▸ **Aim**: Repeat the listing exactly as given, omitting every image.
[Start]
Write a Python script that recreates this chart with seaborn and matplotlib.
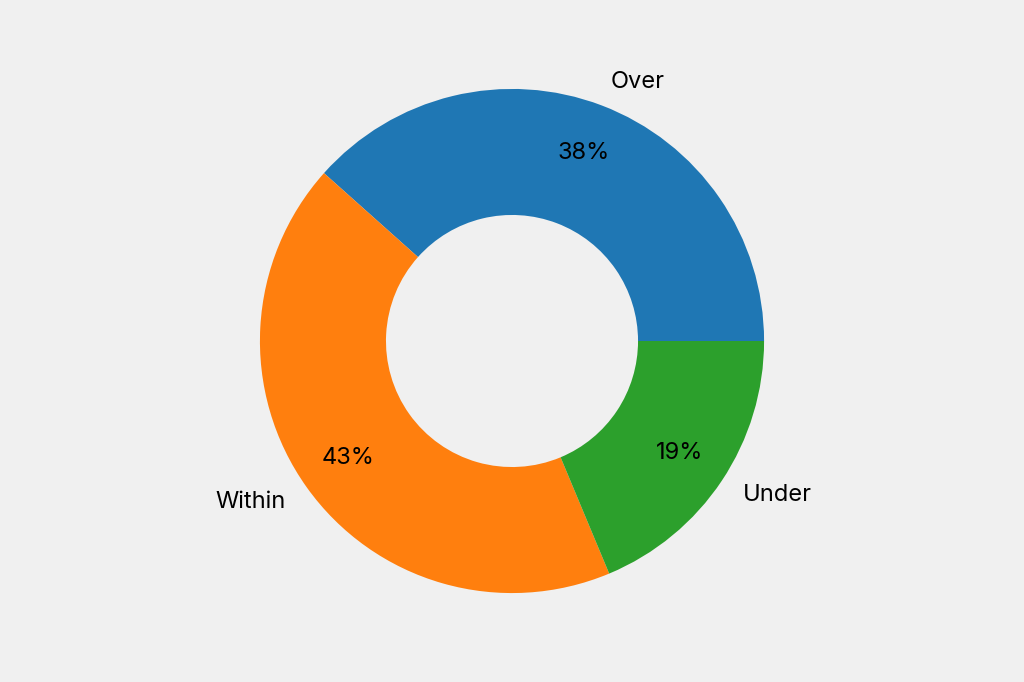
import matplotlib
matplotlib.use("Agg")
import matplotlib.pyplot as plt
import seaborn as sns

labels = ["Over", "Within", "Under"]
shares = [38.4, 42.9, 18.7]

sns.set_theme(style="white")
plt.rcParams["font.family"] = ["Inter", "DejaVu Sans"]

colors = sns.color_palette("tab10", 3)

fig = plt.figure(figsize=(10.24, 6.82), dpi=100, facecolor="#f0f0f0")
ax = fig.add_axes([0, 0.038, 1, 0.924])
ax.set_facecolor("#f0f0f0")

wedges, texts, autotexts = ax.pie(
    shares, labels=labels, colors=colors, startangle=0, counterclock=True,
    autopct="%1.0f%%", pctdistance=0.8, labeldistance=1.1,
    wedgeprops=dict(width=0.5, edgecolor="none"),
    textprops=dict(fontsize=17, color="black"),
)
ax.set_aspect("equal")

fig.savefig("out.png", dpi=100, facecolor="#f0f0f0")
[End]
▸ **Written response**:
Write a Python script that recreates this chart with seaborn and matplotlib.
import matplotlib
matplotlib.use("Agg")
import matplotlib.pyplot as plt
import seaborn as sns

labels = ["Over", "Within", "Under"]
shares = [38.4, 42.9, 18.7]

sns.set_theme(style="white")
plt.rcParams["font.family"] = ["Inter", "DejaVu Sans"]

colors = sns.color_palette("tab10", 3)

fig = plt.figure(figsize=(10.24, 6.82), dpi=100, facecolor="#f0f0f0")
ax = fig.add_axes([0, 0.038, 1, 0.924])
ax.set_facecolor("#f0f0f0")

wedges, texts, autotexts = ax.pie(
    shares, labels=labels, colors=colors, startangle=0, counterclock=True,
    autopct="%1.0f%%", pctdistance=0.8, labeldistance=1.1,
    wedgeprops=dict(width=0.5, edgecolor="none"),
    textprops=dict(fontsize=17, color="black"),
)
ax.set_aspect("equal")

fig.savefig("out.png", dpi=100, facecolor="#f0f0f0")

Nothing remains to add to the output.